CAPPING A CONTROVERSY: Baseball Commissioner Peter Ueberroth, who announced tough sanctions against 21 ballplayers for drug use, would like to institute mandatory urine testing for everyone in the major leagues. Facing adamant opposition to such a move from the Players Association, Ueberroth has found a strong ally in Detroit Tigers Manager Sparky Anderson. "We should do it each and every day we come into the clubhouse," Anderson told a reporter. "We're going to the bathroom anyway. What's the big deal about doing it in a bottle?"
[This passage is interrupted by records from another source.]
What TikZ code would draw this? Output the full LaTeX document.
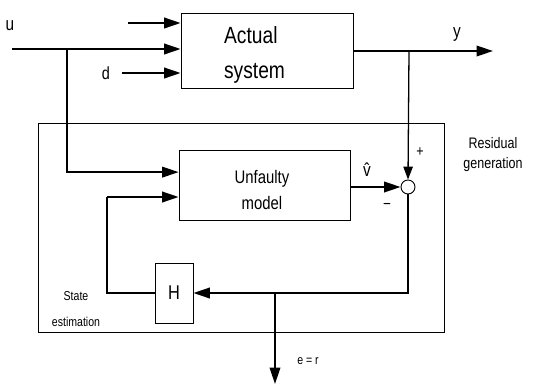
\documentclass[tikz,border=0pt]{standalone}
\usepackage{fontspec}
\setmainfont{Liberation Sans}[FakeStretch=0.82]
\usepackage{tikz}
\usetikzlibrary{calc, positioning, arrows.meta}

\begin{document}
\begin{tikzpicture}[x=0.03cm, y=-0.03cm,
  block/.style={draw, line width=0.7pt, inner sep=0pt},
  sig/.style={line width=1.6pt, -{Triangle[length=14pt,width=9pt]}},
  tap/.style={line width=1.1pt},
  small/.style={line width=1.1pt, -{Triangle[length=11pt,width=8pt]}}]
  \useasboundingbox (0,0) rectangle (533,385);
  % residual generator frame
  \draw[line width=0.6pt] (38,123) rectangle (444,332);
  % blocks
  \node[block, minimum width=5.16cm, minimum height=2.25cm] (plant) at (267,50.5) {};
  \node[font=\fontsize{20}{30}\selectfont, align=left, anchor=west] (plantlbl) at (220,55) {Actual\\system};
  \node[block, minimum width=5.13cm, minimum height=2.1cm] (model) at (264.5,185) {};
  \node[font=\fontsize{15.5}{23}\selectfont, align=center] (modellbl) at (262,190) {Unfaulty\\model};
  \node[block, minimum width=1.14cm, minimum height=1.8cm,
        font=\fontsize{17}{18}\selectfont] (H) at (174,293) {H};
  \node[circle, draw, line width=0.8pt, minimum size=0.42cm, inner sep=0pt] (sum) at (408,187) {};
  % inputs
  \coordinate (top) at (128,23);
  \coordinate (uin) at (12,49);
  \coordinate (dstart) at (122,73);
  \coordinate (ubr) at (67,49);
  \draw[sig] (top) -- (top -| plant.west);
  \draw[sig] (uin) -- (uin -| plant.west);
  \draw[sig] (dstart) -- (dstart -| plant.west);
  \node[font=\fontsize{16}{18}\selectfont] (ulbl) at (10,26) {u};
  \node[font=\fontsize{15}{16}\selectfont] (dlbl) at (106,73) {d};
  % output
  \coordinate (yout) at (493,51);
  \coordinate (ybr) at (409,51);
  \draw[sig] (plant.east |- yout) -- (yout);
  \node[font=\fontsize{16}{18}\selectfont] (ylbl) at (457,34) {y};
  \draw[small] (ybr) -- (sum.north);
  \node[font=\fontsize{13}{14}\selectfont] (plus) at (420,152) {+};
  % model input from u
  \draw[sig] (ubr) |- ([yshift=11pt]model.west);
  % model output
  \draw[sig] (model.east |- sum) -- (sum.west);
  \node[font=\fontsize{16}{18}\selectfont] (vhat) at (367,170) {\^{v}};
  \node[font=\fontsize{14}{14}\selectfont] (minus) at (387,206) {−};
  % feedback through H
  \draw[sig] (sum.south) |- (H.east);
  \coordinate (fb) at (107,197);
  \draw[tap] (H.west) -| (fb);
  \draw[sig] (fb) -- (fb -| model.west);
  % residual
  \coordinate (rtap) at (275,293);
  \coordinate (rend) at (275,384);
  \draw[sig] (rtap) -- (rend);
  \node[font=\fontsize{11}{12}\selectfont] (rlbl) at (308,361) {e = r};
  % captions
  \node[font=\fontsize{13}{17}\selectfont, align=center] (reslbl) at (493,155) {Residual\\generation};
  \node[font=\fontsize{11}{22}\selectfont, align=center] (estlbl) at (76,309) {State\\estimation};
\end{tikzpicture}
\end{document}
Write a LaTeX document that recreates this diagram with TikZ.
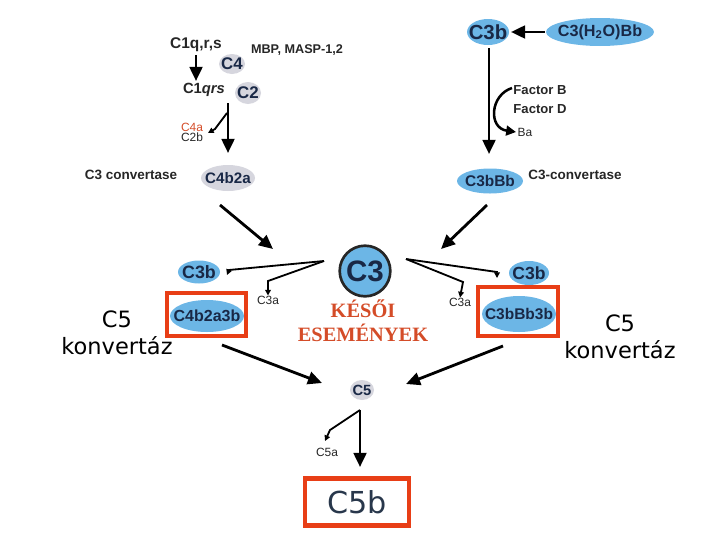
\documentclass[tikz,border=0pt]{standalone}
\usepackage{fontspec}
\setmainfont{Liberation Sans}
\newfontfamily\kserif{Liberation Serif}
\newfontfamily\comic{DejaVu Sans}
\usetikzlibrary{arrows.meta,shapes.geometric}
\definecolor{cblue}{RGB}{108,182,230}
\definecolor{ctext}{RGB}{25,40,70}
\definecolor{cgray}{RGB}{214,214,222}
\definecolor{cred}{RGB}{232,62,22}
\definecolor{kred}{RGB}{212,76,40}
\definecolor{c5btext}{RGB}{40,55,75}
% #1 fill colour, #2 name, #3 centre, #4 x radius, #5 y radius, #6 font size, #7 text
\newcommand\ovnode[7]{%
  \fill[#1] (#3) ellipse [x radius=#4, y radius=#5];
  \node[ovtext, font={\bfseries\fontsize{#6}{#6}\selectfont}] (#2) at (#3) {#7};}
\begin{document}
\begin{tikzpicture}[x=0.025cm,y=-0.025cm,
 ovtext/.style={inner sep=0pt, text=ctext},
 lbl/.style={text=black!85, font=\bfseries, inner sep=1pt},
 small/.style={font=\fontsize{8.5}{9}\selectfont, text=black!85, inner sep=0pt},
 arr/.style={line width=2pt, -{Triangle[length=10pt,width=9pt]}},
 sarr/.style={line width=1.3pt, -{Triangle[length=4pt,width=4pt]}},
 redbox/.style={draw=cred, line width=3.5pt},
 konv/.style={font=\comic\fontsize{16}{19}\selectfont, align=center, text=black},
]
\useasboundingbox (0,0) rectangle (720,540);

% ---------- left top: classical / lectin ----------
\node[lbl, font=\bfseries\fontsize{11}{12}\selectfont] (c1qrs0) at (196,45) {C1q,r,s};
\node[lbl, font=\bfseries\fontsize{9}{10}\selectfont] (mbp) at (297,50) {MBP, MASP-1,2};
\ovnode{cgray}{c4}{232,64}{13}{10}{12}{C4}
\node[lbl, font=\bfseries\fontsize{10.5}{12}\selectfont] (c1qrs) at (204,90) {C1\textit{qrs}};
\ovnode{cgray}{c2}{248,93}{13}{11}{12}{C2}
\coordinate (a1s) at (196,55);
\coordinate (a1e) at (196,81);
\draw[arr] (a1s) -- (a1e);
\coordinate (b1s) at (228,103);
\coordinate (b1e) at (228,153);
\draw[arr] (b1s) -- (b1e);
\coordinate (b1a) at (227,113);
\coordinate (b1b) at (215,129);
\coordinate (b1c) at (208,133);
\draw[sarr] (b1a) -- (b1b) -- (b1c);
\node[small, text=kred] (c4a) at (192,127) {C4a};
\node[small] (c2b) at (192,137) {C2b};
\ovnode{cgray}{c4b2a}{228,178}{27}{13}{10.8}{C4b2a}
\node[lbl, font=\bfseries\fontsize{9.6}{11}\selectfont] (c3conv) at (131,175) {C3 convertase};

% ---------- right top: alternative ----------
\ovnode{cblue}{c3btop}{488,32}{21}{13}{14.5}{C3b}
\ovnode{cblue}{c3h2o}{600,32}{54}{14}{11.5}{C3(H\textsubscript{2}O)Bb}
\coordinate (h2oL) at (545,32);
\coordinate (c3bR) at (511,32);
\draw[arr] (h2oL) -- (c3bR);
\ovnode{cblue}{c3bbb}{490,181}{33}{12.5}{11}{C3bBb}
\node[lbl, font=\bfseries\fontsize{9.6}{11}\selectfont] (c3conv2) at (575,175) {C3-convertase};
\coordinate (v2s) at (489,48);
\coordinate (v2e) at (489,154);
\draw[arr] (v2s) -- (v2e);
\node[lbl, font=\bfseries\fontsize{9.3}{10}\selectfont] (facb) at (540,90) {Factor B};
\node[lbl, font=\bfseries\fontsize{9.3}{10}\selectfont] (facd) at (540,109) {Factor D};
\node[small, inner sep=1pt] (ba) at (525,132) {Ba};
\coordinate (fbs) at (512,88);
\draw[line width=1.8pt, -{Triangle[length=7pt,width=7pt]}] (fbs) .. controls (490,95) and (488,128) .. (ba.west);

% ---------- middle ----------
\coordinate (dl1) at (220,205);
\coordinate (dl2) at (273,249);
\draw[arr] (dl1) -- (dl2);
\coordinate (dr1) at (487,205);
\coordinate (dr2) at (441,249);
\draw[arr] (dr1) -- (dr2);

\node[circle, draw=black!85, line width=1.9pt, fill=cblue, minimum size=36pt, inner sep=0pt, text=ctext, font=\bfseries\fontsize{21}{22}\selectfont] (c3) at (365,271) {C3};

\ovnode{cblue}{c3bl}{199,272}{21}{11.5}{12.7}{C3b}
\ovnode{cblue}{c4b2a3b}{207,316}{37}{16}{11.4}{C4b2a3b}
\ovnode{cblue}{c3br}{529,273}{20}{12}{12.5}{C3b}
\ovnode{cblue}{c3bbb3b}{519,314}{37}{18}{11}{C3bBb3b}

\node[small] (c3al) at (268,300) {C3a};
\node[small] (c3ar) at (460,302) {C3a};

\coordinate (lfork) at (324,261);
\coordinate (lb1) at (229,270);
\coordinate (lb1e) at (227,275);
\coordinate (lb2) at (268,281);
\draw[sarr] (lfork) -- (lb1) -- (lb1e);
\draw[sarr] (lfork) -- (lb2) -- (c3al.north);
\coordinate (rfork) at (406,259);
\coordinate (rb1) at (497,272);
\coordinate (rb1e) at (497,278);
\coordinate (rb2) at (463,282);
\draw[sarr] (rfork) -- (rb1) -- (rb1e);
\draw[sarr] (rfork) -- (rb2) -- (c3ar.north);

\draw[redbox] (167,293) rectangle (246,336);
\draw[redbox] (478,287) rectangle (558,336);

\node[konv] (konvl) at (117,333) {C5\\konvertáz};
\node[konv] (konvr) at (620,337) {C5\\konvertáz};

\node[font=\kserif\bfseries\fontsize{14.5}{17}\selectfont, text=kred, align=center] (keso) at (363,321) {KÉSŐI\\ESEMÉNYEK};

% ---------- bottom ----------
\ovnode{cgray}{c5}{362,390}{12}{10}{10.5}{C5}
\coordinate (bl1) at (222,345);
\coordinate (bl2) at (322,383);
\draw[arr] (bl1) -- (bl2);
\coordinate (br1) at (503,346);
\coordinate (br2) at (406,384);
\draw[arr] (br1) -- (br2);
\coordinate (c5s) at (360,410);
\coordinate (c5e) at (360,467);
\node[draw=cred, line width=3.5pt, minimum width=74pt, minimum height=33pt, inner sep=0pt, text=c5btext, font=\comic\fontsize{21.5}{23}\selectfont] (c5b) at (357,502) {C5b};
\draw[arr] (c5s) -- (c5e);
\coordinate (c5k1) at (330,430);
\coordinate (c5k2) at (325,441);
\node[small] (c5a) at (327,452) {C5a};
\draw[sarr] (c5s) -- (c5k1) -- (c5k2);
\end{tikzpicture}
\end{document}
THE DIE WAS CAST EARLY: Those Buckingham Palace stories about Princess Di's obstinate nature might have some basis in fact. According to her former nanny, Janet Thompson, the future Queen always knew how to get her own way. "I used to insist Diana eat her crusts," Thompson told the London press. "I thought she was obeying me until one day I found a little hidden shelf at the nursery table with a long line of crusts." Thompson also added that "Diana hated the daily walks with her sisters and younger brother. She used to lag behind and get further and further away from us. We all had to stop to wait for her."
HE'S DIGGING A HOLE FOR HIMSELF: Visiting an archaeological dig at the Sea of Galilee, Thomas Pickering, the American ambassador to Israel, noted that there is a converse relationship between archaeology and diplomacy. "In archaeology you uncover the unknown. In diplomacy you cover the known."
THEY MADE HIM AN OFFER HE COULDN'T REFUSE: When Interior Secretary Don Hodel axed Lee Iacocca as head of the Statue of Liberty/Ellis Island Centennial Commission, it was rumored that White House Chief of Staff Don Regan had a hand in the firing. Visiting Washington, D.C. to address a charity event, Iacocca made it clear that he gives credence to the rumor. "I grew up in a tough Italian neighborhood," he said. "You never screwed around with anybody called a Don, the Don or just plain Don. I know two Dons, and I still don't know which one of them put out the contract on me."
A NEW WRINKLE: Oscar nominee James Garner, who portrays an aging widower in Murphy's Romance, was asked if he enjoyed growing older. "Of course I do," replied Garner, 57. "The alternative is terrible."